Training sector courses of ‘little or no value’ to employers

 

 

The barriers to apprenticeships are too high and the old model of training is a closed shop even to people who want to get into it and despite the fact some skilled jobs have had a shortage of workers for most of the last 30 years.

The damning findings come in the NSW Productivity Commission report responding to COVID-19, which says the post-pandemic employment crisis in the country’s biggest state economy requires radical changes to old practices, including how industry trains and skills employees.

Commissioner Peter Achterstraat’s report says there are structural issues in the training sector which have been overlooked by reforms to date.  Bob Pearce

Modelling by the National Australian Apprenticeship Association says up to 150,000 apprentice positions will be lost by the end of the year as employers shut up shop in the face of falling demand.

In a blunt message to the vocational training sector and to politicians, commissioner Peter Achterstraat said: “Unless we quickly find alternative pathways for displaced apprentices, industry will lose them. Qualifications will remain incomplete. Individuals, employers and taxpayers will not recoup their training investments.”

A new National Skills Commission has been set up and a new partnership agreement with the states is being negotiated as part of federal government reforms stemming from the Joyce review. But Mr Achterstraat’s report says there are structural issues that have been overlooked by reformers to date.

The training industry has been so good at protecting existing arrangements it has created skill sets that are “of no use to employers”.

The Apprenticeship Act militates young people “taste testing” a skilled job by preventing anyone younger than 21 doing a skill-related job unless they are an apprentice or already qualified.

[Females] may be reluctant to become apprentices out of concern that gender bias and a male-dominated work culture will limit their career opportunities and job satisfaction.

— Peter Achterstraat, productivity commissioner

In the example of an air conditioning mechanic, the barriers to entry are bizarre.

Enrolment in a certificate three is contingent on being employed in the industry. But course fees are $3300, must be paid up front and are ineligible for the Commonwealth student loan, meaning an apprentice needs a job to pay the fee, or a well off family member or friend to help them financially.

Licensing is tied to a person having done an apprenticeship. But in a pandemic, when employers are not hiring apprentices, it is hard for people to get on-the-job training and impossible for them to get a licence.

Meanwhile, apprenticeships were designed around the needs of teenage boys. Training has not kept up with the changes happening elsewhere in society, the commissioner said.

“Aspiring female apprentices are likely to have more difficulty finding an employer than males, because most licensed tradespeople are men, who expect apprentices to be male.

“And aspiring female tradespeople may be reluctant to become apprentices out of concern that gender bias and a male-dominated work culture will limit their career opportunities and job satisfaction.”

Registered training organisation Verto has just done a survey of a thousand 15-to-18-year olds and found 75 per cent of females automatically excluded themselves from apprenticeships because they thought they were for males.

The productivity commissioner said prejudices run deeper than gender.
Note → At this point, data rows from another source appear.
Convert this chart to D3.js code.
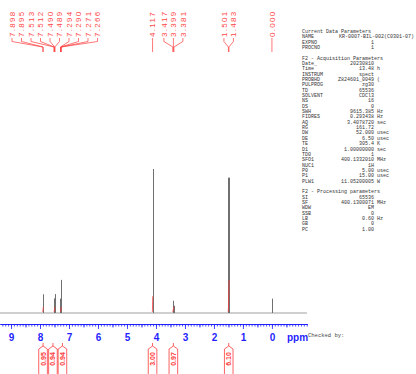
<!DOCTYPE html>
<html>
<head>
<meta charset="utf-8">
<script src="https://cdn.jsdelivr.net/npm/d3@7"></script>
<style>
  body { margin: 0; background: #fff; }
  svg { display: block; }
</style>
</head>
<body>
<div id="chart"></div>
<script>
// -- spectrum lines (ppm, relative intensity)
const peakPpm = [7.898, 7.895, 7.513, 7.512, 7.490, 7.489, 7.294, 7.290, 7.271, 7.266,
                 4.117, 3.417, 3.399, 3.381, 1.501, 1.483, 0.000];
const peakInt = [0.13, 0.12, 0.10, 0.10, 0.13, 0.13, 0.10, 0.10, 0.20, 0.23,
                 1.00, 0.05, 0.085, 0.05, 0.94, 0.94, 0.10];

// -- peak pick labels
const pickLabels = ['7.898', '7.895', '7.513', '7.512', '7.490', '7.489', '7.294', '7.290', '7.271', '7.266',
                    '4.117', '3.417', '3.399', '3.381', '1.501', '1.483', '0.000'];

// -- integrals
const intFrom = [7.91, 7.52, 7.30, 4.125, 3.43, 1.51];
const intTo = [7.88, 7.48, 7.26, 4.11, 3.37, 1.47];
const intValue = [0.95, 0.94, 0.94, 3.00, 0.97, 6.10];

// -- axis
const ppmTicks = [9, 8, 7, 6, 5, 4, 3, 2, 1, 0];

// -- parameter listing
const paramKeys = ['Current Data Parameters', 'NAME', 'EXPNO', 'PROCNO', '',
  'F2 - Acquisition Parameters', 'Date_', 'Time', 'INSTRUM', 'PROBHD', 'PULPROG', 'TD', 'SOLVENT', 'NS', 'DS',
  'SWH', 'FIDRES', 'AQ', 'RG', 'DW', 'DE', 'TE', 'D1', 'TD0', 'SFO1', 'NUC1', 'P0', 'P1', 'PLW1', '',
  'F2 - Processing parameters', 'SI', 'SF', 'WDW', 'SSB', 'LB', 'GB', 'PC'];
const paramValues = ['', 'KR-0007-BIL-002(C0301-07)', '1', '1', '',
  '', '20230810', '13.48', 'spect', 'Z824601_0049', 'zg30', '65536', 'CDCl3', '16', '0',
  '9615.385', '0.293438', '3.4078720', '161.72', '52.000', '6.50', '305.4', '1.00000000', '1', '400.1332010', '1H', '5.00', '15.00', '11.05200005', '',
  '', '65536', '400.1300071', 'EM', '0', '0.60', '0', '1.00'];
const paramUnits = ['', '', '', '', '',
  '', '', 'h', '', '(', '', '', '', '', '',
  'Hz', 'Hz', 'sec', '', 'usec', 'usec', 'K', 'sec', '', 'MHz', '', 'usec', 'usec', 'W', '',
  '', '', 'MHz', '', '', 'Hz', '', ''];

const width = 416, height = 374;
const svg = d3.select('#chart').append('svg')
  .attr('width', width)
  .attr('height', height);

const x = d3.scaleLinear().domain([9.38, -1.21]).range([0, 307]);
const baseY = 313;
const y = d3.scaleLinear().domain([0, 1]).range([baseY, 169]);
const intH = d3.scaleLinear().domain([0, 6.1]).range([0, 32]);

const red = '#ff3b3b';
const blue = '#1f1fff';

// labels laid out so they don't overlap: cluster, then centre each cluster on its peaks
function spread(xs, gap) {
  const groups = [];
  xs.forEach((v, i) => {
    groups.push({ items: [i], center: v });
    // merge while overlapping the previous group
    while (groups.length > 1) {
      const a = groups[groups.length - 2], b = groups[groups.length - 1];
      const aEnd = a.center + (a.items.length - 1) * gap / 2;
      const bStart = b.center - (b.items.length - 1) * gap / 2;
      if (bStart - aEnd >= gap) break;
      const items = a.items.concat(b.items);
      groups.splice(-2, 2, { items, center: d3.mean(items, k => xs[k]) });
    }
  });
  const out = [];
  groups.forEach(g => g.items.forEach((k, j) => {
    out[k] = g.center + (j - (g.items.length - 1) / 2) * gap;
  }));
  return out;
}

// -- baseline
svg.append('line')
  .attr('x1', x.range()[0]).attr('x2', x.range()[1])
  .attr('y1', baseY).attr('y2', baseY)
  .attr('stroke', '#a0a0a0').attr('stroke-width', 1);

// -- peaks
svg.append('g')
  .selectAll('line')
  .data(peakPpm)
  .join('line')
  .attr('x1', d => Math.round(x(d)) + 0.5).attr('x2', d => Math.round(x(d)) + 0.5)
  .attr('y1', baseY)
  .attr('y2', (d, i) => y(peakInt[i]))
  .attr('stroke', '#707070')
  .attr('stroke-width', 1);

// -- integral curves
svg.append('g')
  .attr('fill', 'none')
  .attr('stroke', red)
  .attr('stroke-width', 0.8)
  .selectAll('path')
  .data(intValue)
  .join('path')
  .attr('d', (v, i) => {
    const x0 = x(intFrom[i]), x1 = x(intTo[i]);
    const y0 = baseY - 1, y1 = baseY - 1 - intH(v);
    return `M${x0},${y0} C${(x0 + x1) / 2},${y0} ${(x0 + x1) / 2},${y1} ${x1},${y1}`;
  });

// -- peak pick labels and leaders
const pickX = spread(peakPpm.map(x), 9.5);
const picks = svg.append('g');
picks.selectAll('path')
  .data(peakPpm)
  .join('path')
  .attr('fill', 'none')
  .attr('stroke', red)
  .attr('stroke-width', 0.7)
  .attr('d', (d, i) => `M${pickX[i]},38 V41.5 L${x(d)},47 V52`);
picks.selectAll('text')
  .data(pickLabels)
  .join('text')
  .attr('transform', (d, i) => `translate(${pickX[i]},37) rotate(-90)`)
  .attr('dy', '0.35em')
  .attr('font-family', 'Liberation Sans, Arial, sans-serif')
  .attr('font-size', 8)
  .attr('letter-spacing', 1.3)
  .attr('fill', '#ff4545')
  .text(d => d);

// -- ppm ruler
const ruler = svg.append('g').attr('transform', 'translate(0,324)');
ruler.call(d3.axisBottom(x).tickValues(d3.range(-12, 94).map(v => v / 10)).tickSize(2.5).tickSizeOuter(0).tickFormat(''));
ruler.append('g').call(d3.axisBottom(x).tickValues(d3.range(-1, 10).map(v => v + 0.5)).tickSize(3.5).tickSizeOuter(0).tickFormat(''));
ruler.append('g').call(d3.axisBottom(x).tickValues(ppmTicks).tickSize(5).tickSizeOuter(0).tickPadding(5).tickFormat(d3.format('d')));
ruler.selectAll('path, line').attr('stroke', blue).attr('stroke-width', 0.8);
ruler.selectAll('text')
  .attr('fill', blue)
  .attr('font-family', 'Liberation Sans, Arial, sans-serif')
  .attr('font-weight', 'bold')
  .attr('font-size', 10);
svg.append('text')
  .attr('x', 287).attr('y', 341)
  .attr('fill', blue)
  .attr('font-family', 'Liberation Sans, Arial, sans-serif')
  .attr('font-weight', 'bold')
  .attr('font-size', 10)
  .text('ppm');

// -- integral boxes below the ruler
const boxX = spread(intFrom.map((f, i) => x((f + intTo[i]) / 2)), 9.5);
const boxes = svg.append('g');
boxes.selectAll('path')
  .data(intValue)
  .join('path')
  .attr('fill', '#fff')
  .attr('stroke', red)
  .attr('stroke-width', 0.8)
  .attr('d', (v, i) => {
    const c = boxX[i];
    return `M${c},343 V346 L${c + 4.3},349 V376 H${c - 4.3} V349 L${c},346`;
  });
boxes.selectAll('text')
  .data(intValue)
  .join('text')
  .attr('transform', (v, i) => `translate(${boxX[i]},359) rotate(-90)`)
  .attr('text-anchor', 'middle')
  .attr('dy', '0.35em')
  .attr('font-family', 'Liberation Sans, Arial, sans-serif')
  .attr('font-weight', 'bold')
  .attr('font-size', 7)
  .attr('fill', red)
  .text(v => d3.format('.2f')(v));

// -- parameter listing
const lh = 5.35;
const params = svg.append('g')
  .attr('font-family', 'Liberation Mono, DejaVu Sans Mono, monospace')
  .attr('font-size', 5)
  .attr('fill', '#333');
paramKeys.forEach((k, i) => {
  const ty = 32.8 + i * lh;
  if (k) params.append('text').attr('x', 302).attr('y', ty).text(k);
  if (paramValues[i]) {
    params.append('text')
      .attr('x', i === 1 ? 414 : 374)
      .attr('y', ty)
      .attr('text-anchor', 'end')
      .text(paramValues[i]);
  }
  if (paramUnits[i]) params.append('text').attr('x', 377).attr('y', ty).text(paramUnits[i]);
});

svg.append('text')
  .attr('x', 308).attr('y', 337)
  .attr('font-family', 'Liberation Mono, DejaVu Sans Mono, monospace')
  .attr('font-size', 5.5)
  .attr('fill', '#444')
  .text('Checked by:');
</script>
</body>
</html>
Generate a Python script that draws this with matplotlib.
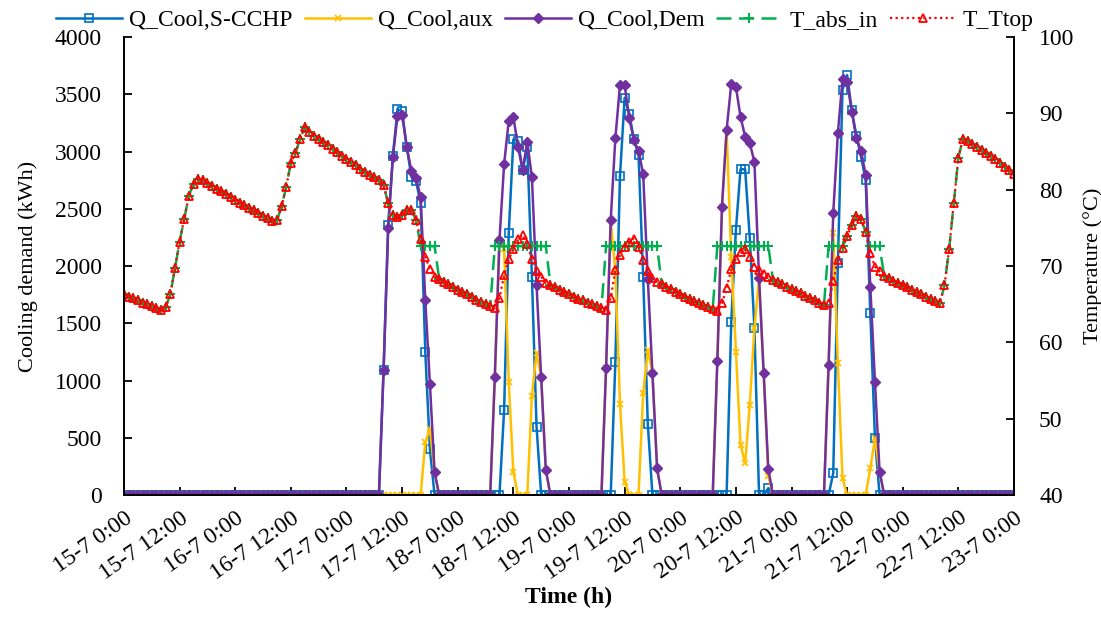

Older people who are looking for work and might be good at trades find it impossible because getting a qualification requires four years of training. In many cases, workers had on the job experience which was more than enough to take on a skilled position.

Among those courses that had “little or no value” to employers was a certificate two in hospitality – the fifth most popular training courses in 2018.

Course content includes how to “work effectively with others” and how to “interact with customers” which were such basic skills they could be picked up through life experience.

But because providers of certificate two in hospitality received government funding of up to 86 per cent, it was mandated as necessary training.

Businesses do not value certificate two in hospitality, the commissioner said. “A broad review of job advertisements found few stating it was required or desirable for jobs in the industry. Only 50.4 per cent of students across Australia reported the qualification improved their employability.”

In 2018, the NSW audit office questioned the state govenment’s methodology for distributing course subsidies and concluded the NSW Department of Industry “does not always use available data to inform decisions about which skills to add or remove from the list”.

The Audit Office also said the department “lacked a robust process” to ditch unwanted or outdated qualifications from the subsidy list.

Mr Achterstraat said the low wages paid to apprentices were a possible deterrent to entering formal training. He cited electricians and plumbers who only rise above the national minimum wage in their fourth year of training.

However other reform advocates have contested this criticism saying the attraction of apprenticeships is that people emerge from four years of study with a job and money in the bank while university graduates, who have to borrow to study, emerge from three or four years of hard slog without a job but with a HECS debt.

The commissioner said: “Reduced wages partially reflect lower productivity and compensate employers for the time and resources allocated to training. They are also a legacy of an era when most apprentices began at 15 or 16 years old.”

“COVID-19 has pushed us all into a huge experiment in personal productivity. But simply spending more money is not going to help.

“We need to use our assets better, whether they are physical, intangible or human. Skilling the workforce is the No. 1 objective.

“But we don’t want people churning through courses that are not relevant,” he said.